あなたは、この家の異常さがわかるだろうか――オカルトライターが気になった“変な家”
「ほら ここ。謎の空間があるんです」。
オカルト専門のフリーライターとして活動する「私」は、近々子どもが生まれる知人から、購入を迷っているというとある一軒家の間取り図を見せられた。閑静な住宅街に建つ2階建てのその物件は、明るくて開放的な内装で一見では好感を持たせる。だがその間取り図をよく見ると、1階にドアもなく入れない謎の空間があるらしい。不動産屋も事情が分からないため、「私」の知見に頼ってきたのだという。
建築に関しては素人ながら興味を抱いた「私」は、その間取り図についてオカルト好きな建築設計士の栗原に意見を求めた。栗原によると、ドアのない空間は「意図的に作られたもの」と言えるらしく、自然に考えるなら設置予定だった収納スペース等のなごりではないか、ということだった。だが、「私」から一軒家の前の住人が「夫婦と小さい子どもの3人家族」であったと聞いた栗原は、物件に謎の空間以外にも「おかしいところ」があると話し始める……。

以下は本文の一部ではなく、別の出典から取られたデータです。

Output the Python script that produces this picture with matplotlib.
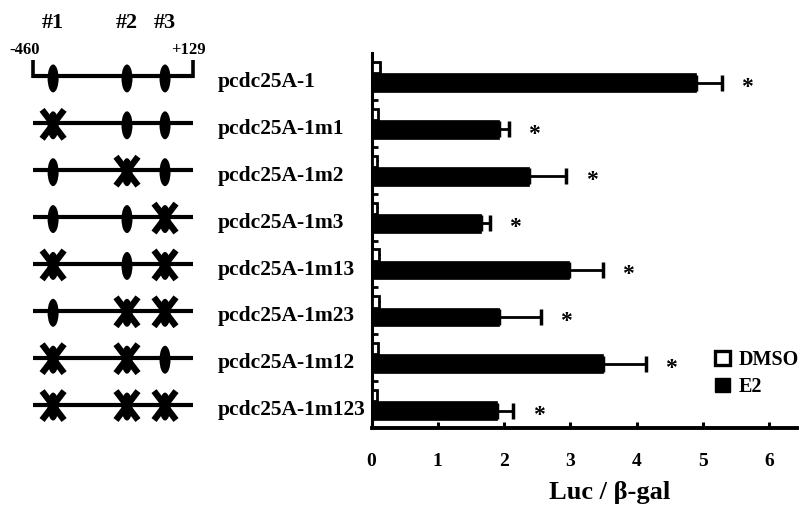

WEBメディア発、話題の不動産ミステリー! コミカライズでも“生々しさ”は健在
進学、就職、転勤、結婚……「家の間取り」といえば、専門家でなくとも多くの人が、人生のふとしたタイミングで一度は考える時期が訪れる物事のひとつではないだろうか。賃貸であっても建売であっても、家具の置き場や家事動線がどうやらこうやら、ロフトや吹き抜けがいるやらいらないやら、こだわりたいポイントは枚挙に暇がない。『変な家』はそんな、誰にとっても身近な「家の間取り」がキーワードとなった、話題の不動産ミステリーのコミカライズだ。
初出はゆるく笑えるコンテンツに特化したWEBメディア「オモコロ」に掲載された、本名と素顔、地声を隠して活動する“雨穴”による一記事だ。笑えるネタ系記事が多い同媒体において異色を放つ記事はネット上で大きな話題となり、追って公開された動画版は2023年7月時点で1,400万回以上再生されるなど注目を集めている。続編が書き下ろされた小説版『変な家』(雨穴/飛鳥新社)もヒット中で朗読劇化も果たし、2024年春には映画の公開も控えるなど驚異の盛り上がりだ。
メディアミックスのひとつとして展開されているコミカライズでも、その現実と地続きであるかのような、生々しいホラーとサスペンスは健在だ。件の間取り図が適宜示されるなか、「私」と栗原らによって繰り広げられる会話に加わる感覚で、“変な家”の異常さについて考えながら読み進めることができる。物語は栗原が指摘する「おかしいところ」からが本番だ。だんだんと背筋に冷たいものが走るのを感じながら、ぜひ自分で読み進めてみてほしい。
不穏な発想から見えてくる不穏なストーリー。現実離れした考えがまさかの……
栗原は、「おかしいところ」のある“変な家”について「不気味な家」「私だったら買わない」と言ったところで話を収める。だが、私はそれをきっかけに不穏な発想を膨らませ、それを聞いた栗原も「ミステリー好きの妄想」と前置きながらさらに不穏なそれらしいストーリーを落とし込んでいく。現実離れした考えに行き着いた「私」だが、なんと
そこに……。第2巻は2023年11月発売予定とのこと。この機会に触れ、続きを待ちたい話題のミステリーだ。